Broadcasters are unanimous that such random and knee jerk changes in ground rules on the basis of grievance mongering by some isolated players in the value chain do not augur well for a nascent industry even in the short run.
Industry watchers contend that such intrusive regulations are contrary to Trai’s own stated position of deregulating pricing in addressable platforms and altogether militates against Trai’s own findings that whole sale price regulations are altogether nonexistent in the international scenario, IBF adds.
In most other countries, where competition in television broadcasting is much lesser as compared to India, there is no attempt to regulate price for entertainment including pay television. The average ARPUs for Pay TV range from Rs 800 to Rs 2,500 per month in other countries but is less than Rs 200 per month in India. An average person in Indian cities pays Rs 150 per movie ticket, which amounts to more than Rs 600 per family.
In comparison, the prices are lower than Rs 200 for Pay TV which includes more than 100 television channels for the entire family for the entire month.
In view of this, IBF has asked if there is any need to regulate this kind of pricing. There is enough competition in each genre and the prices can be easily determined by the operation of market forces viz. laws of demand and supply. The industry needs to focus on building better infrastructure for content creation, on creating more variety of content and cater to the diverse needs of the Indian consumer.

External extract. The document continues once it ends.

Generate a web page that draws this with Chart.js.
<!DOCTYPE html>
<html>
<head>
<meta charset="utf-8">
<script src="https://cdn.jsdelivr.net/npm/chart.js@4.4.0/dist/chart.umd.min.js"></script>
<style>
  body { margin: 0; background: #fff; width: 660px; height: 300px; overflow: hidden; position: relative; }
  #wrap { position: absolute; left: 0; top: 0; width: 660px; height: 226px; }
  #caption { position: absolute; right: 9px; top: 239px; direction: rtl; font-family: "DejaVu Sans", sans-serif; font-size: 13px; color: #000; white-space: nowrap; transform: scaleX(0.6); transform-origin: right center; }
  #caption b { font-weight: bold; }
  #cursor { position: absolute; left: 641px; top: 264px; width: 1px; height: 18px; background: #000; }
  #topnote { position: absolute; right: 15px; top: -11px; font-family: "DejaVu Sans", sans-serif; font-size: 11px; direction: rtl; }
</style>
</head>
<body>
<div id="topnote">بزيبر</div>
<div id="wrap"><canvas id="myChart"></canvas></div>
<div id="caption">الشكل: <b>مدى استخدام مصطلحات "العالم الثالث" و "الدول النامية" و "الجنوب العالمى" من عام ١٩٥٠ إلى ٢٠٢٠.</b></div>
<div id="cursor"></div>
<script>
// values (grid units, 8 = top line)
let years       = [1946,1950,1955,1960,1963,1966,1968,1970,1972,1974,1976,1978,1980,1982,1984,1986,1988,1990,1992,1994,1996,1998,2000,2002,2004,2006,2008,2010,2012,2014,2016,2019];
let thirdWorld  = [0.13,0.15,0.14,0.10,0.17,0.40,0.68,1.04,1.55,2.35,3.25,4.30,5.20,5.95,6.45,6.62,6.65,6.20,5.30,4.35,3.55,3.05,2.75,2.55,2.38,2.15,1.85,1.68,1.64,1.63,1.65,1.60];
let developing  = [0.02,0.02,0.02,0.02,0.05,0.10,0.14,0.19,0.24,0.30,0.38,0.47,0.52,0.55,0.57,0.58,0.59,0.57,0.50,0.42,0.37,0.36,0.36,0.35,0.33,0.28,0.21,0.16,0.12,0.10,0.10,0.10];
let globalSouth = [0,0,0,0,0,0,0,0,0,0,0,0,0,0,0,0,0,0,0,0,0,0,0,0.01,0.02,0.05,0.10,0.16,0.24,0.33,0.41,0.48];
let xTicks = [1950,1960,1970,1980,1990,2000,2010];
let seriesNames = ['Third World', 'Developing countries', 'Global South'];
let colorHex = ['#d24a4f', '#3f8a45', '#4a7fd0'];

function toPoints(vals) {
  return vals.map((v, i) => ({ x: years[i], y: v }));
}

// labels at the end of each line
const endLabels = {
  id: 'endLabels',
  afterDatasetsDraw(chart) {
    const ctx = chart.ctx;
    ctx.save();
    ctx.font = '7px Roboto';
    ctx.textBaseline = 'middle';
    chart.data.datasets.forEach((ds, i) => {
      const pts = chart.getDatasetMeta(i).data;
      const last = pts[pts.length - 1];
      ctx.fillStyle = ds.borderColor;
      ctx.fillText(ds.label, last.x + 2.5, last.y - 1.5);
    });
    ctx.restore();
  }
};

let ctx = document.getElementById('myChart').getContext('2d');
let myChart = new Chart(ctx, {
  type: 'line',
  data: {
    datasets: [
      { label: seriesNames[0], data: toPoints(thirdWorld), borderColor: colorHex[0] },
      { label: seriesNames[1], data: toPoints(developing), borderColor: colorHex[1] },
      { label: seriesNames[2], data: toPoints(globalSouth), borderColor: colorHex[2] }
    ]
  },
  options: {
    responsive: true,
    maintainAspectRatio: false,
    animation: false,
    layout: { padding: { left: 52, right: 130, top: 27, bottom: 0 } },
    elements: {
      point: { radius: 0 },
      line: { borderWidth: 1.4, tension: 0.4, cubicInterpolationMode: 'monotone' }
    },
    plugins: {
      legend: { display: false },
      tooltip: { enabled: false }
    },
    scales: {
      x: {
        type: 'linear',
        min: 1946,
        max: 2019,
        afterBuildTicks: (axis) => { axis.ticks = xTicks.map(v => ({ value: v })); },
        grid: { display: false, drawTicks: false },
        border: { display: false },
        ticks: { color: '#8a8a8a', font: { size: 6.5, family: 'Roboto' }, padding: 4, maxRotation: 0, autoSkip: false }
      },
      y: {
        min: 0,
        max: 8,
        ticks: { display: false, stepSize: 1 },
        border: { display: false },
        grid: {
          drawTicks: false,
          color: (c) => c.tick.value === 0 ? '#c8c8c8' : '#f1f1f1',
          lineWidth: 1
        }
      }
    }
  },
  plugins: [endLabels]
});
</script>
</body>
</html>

If the price for content is regulated by putting a price cap, then there is a strong possibility of impeding the growth and creativity in the industry, the broadcasters’ body adds.

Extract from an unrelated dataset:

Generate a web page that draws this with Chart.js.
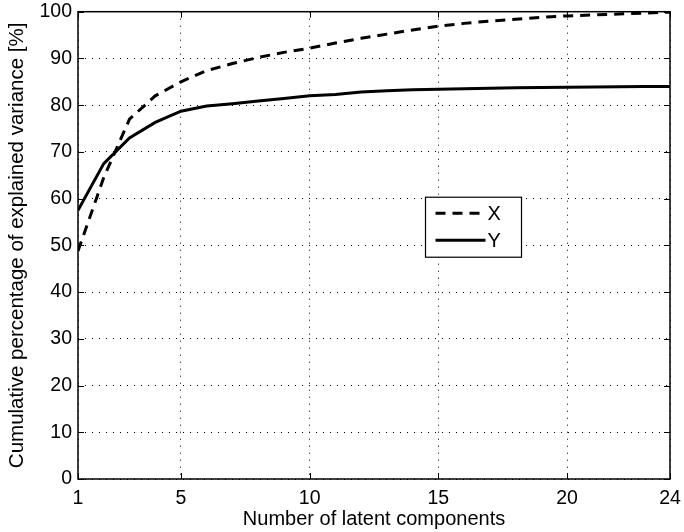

While the broadcaster-operator pricing has been heavily regulated, the pricing between operators inter se and to the ultimate consumers have been surprisingly left to free market pricing, IBF points out. With a multitude of channels being beamed and multiple delivery platforms made available to consumers, content availability to addressable platforms or to consumers was never an issue.

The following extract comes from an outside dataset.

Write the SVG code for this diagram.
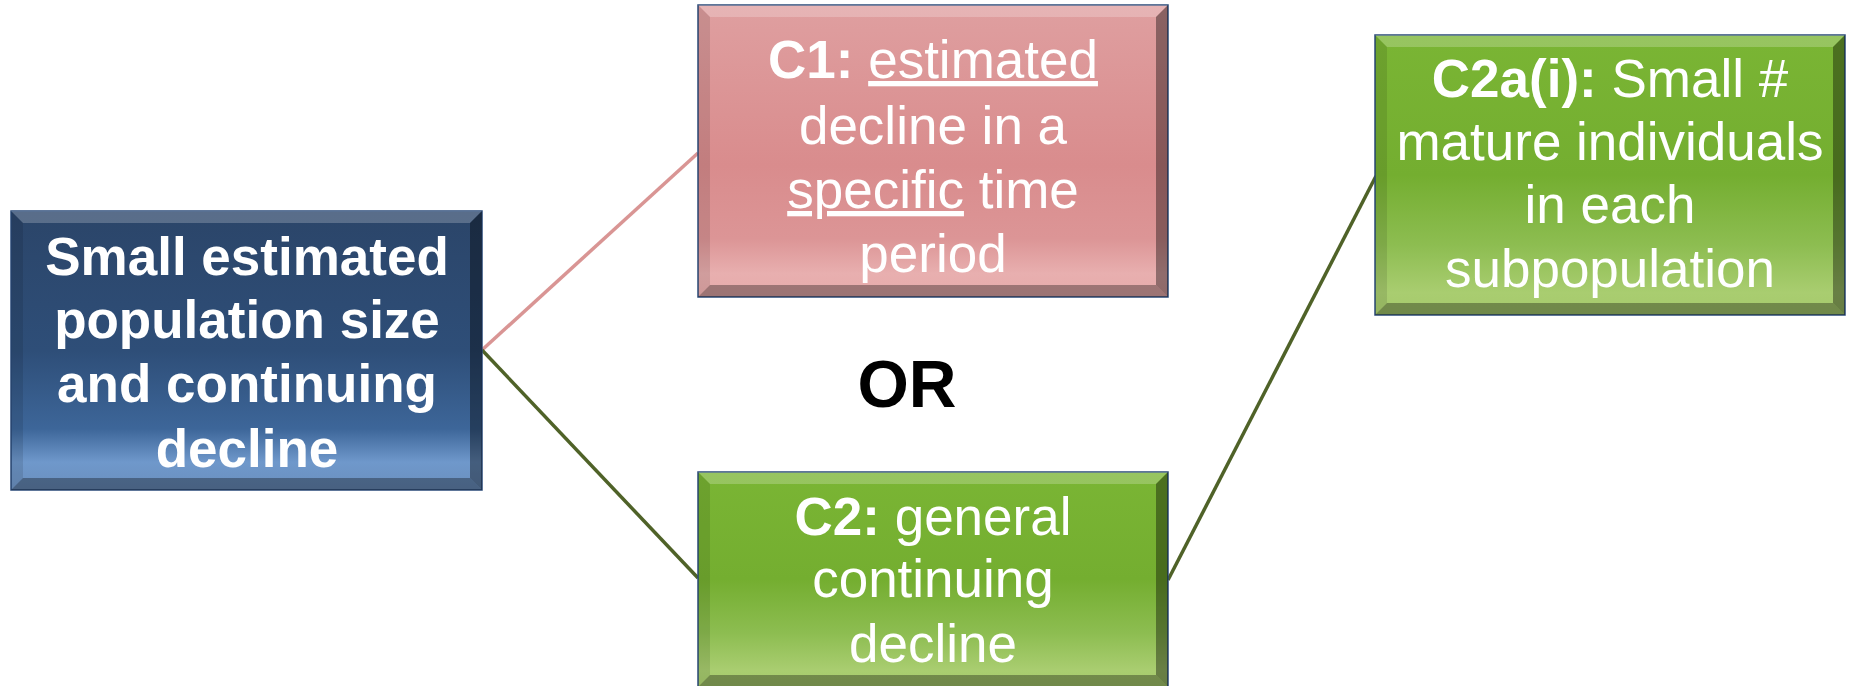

The Broadcasters in any case have an ever present need for greater “Reach”. In the absence of any market abuse or anti competitive practices, there was no case for the Regulator to have intervened in such an intrusive and regressive manner.
The Regulator’s argument has been surprisingly that broadcasters are in any case offering substantial discounts to addressable platforms and hence a lower ceiling would do no harm. The point that is being missed is that such discounts were the results of market based negotiations between parties at equal terms which covered a host of issues ranging not only pricing but also packaging, volumes, and joint promotional and marketing spends among others.
The regulator has only selectively picked up the aspect of discounts already available to DTH operators as a justification for further lowering the cap without however addressing the entire gamut of issues that concern the parties in market based negotiations. Also there was no reason for the regulator having intervened when by its own findings the operators were availing content at rates far below the stipulated ceiling which goes to show that market based negotiations were successful in keeping the prices at competitive rates.
Discounts and pricing are always calibrated against volumes all over the world, but Trai has taken packaging out of the broadcaster’s narrative altogether and the content creators are now required to offer channels at a universal discount irrespective of volumes that result from the packages the operators create and sell.
The IBF points out that ‘ironically, the present chairman of Trai who has now delinked pricing from packaging had in his earlier “avatar” as one of the presiding members of the sectoral tribunal clearly exempted “add on packs” from the 50 per cent ceiling’.
While DTH operators have been given complete liberty to price their offerings, and also discriminate by having different region wise price formulations, this flexibility has been denied to broadcasters. Given the fact that the retails rates have more or less bottomed out, any further options for operators to renegotiate pricing from 50 per cent to 35 per cent will only serve to augment margins for operators at the cost of broadcasters without any corresponding benefits being passed on to the consumers.
In the presence of a clear finding by Trai that television channels cannot be taken as ‘essential commodities’ and are in effect similar to ‘consumer durables’ which have been identified as “esteemed needs” as opposed to physiological needs, one fails to comprehend the rationale for such intrusive and high handed regulations more so when television channels are not inputs or intermediary products to be utilised by any other industry.
The apparent justification for mandating an ala carte mandate is that the FCC in its “Further Report” had recommended ala carte regulation. Trai, however, has not adverted to the fact that economists, industry, consumer groups and most importantly the Government Accountability Office i.e. the investigative arm of the US Congress, had desisted FCC from acting upon the said report after research revealed that such a mandate would actually be anti consumer and anti competitive.
The minimum retail price of 150 for ala carte offerings have all the trappings to ensure that ala carte offers by operators are illusory and the consumer will end up being compelled to subscribe to bundled offers.
While no increase in prices is permitted within six months of subscription, the minimum subscription period for subscribing to channels on ala carte has been pegged at three months.
Also it is high time that the question of mandatory carriage to Doordarshan channels is revisited along with the direction for mandatory sharing of sports feed.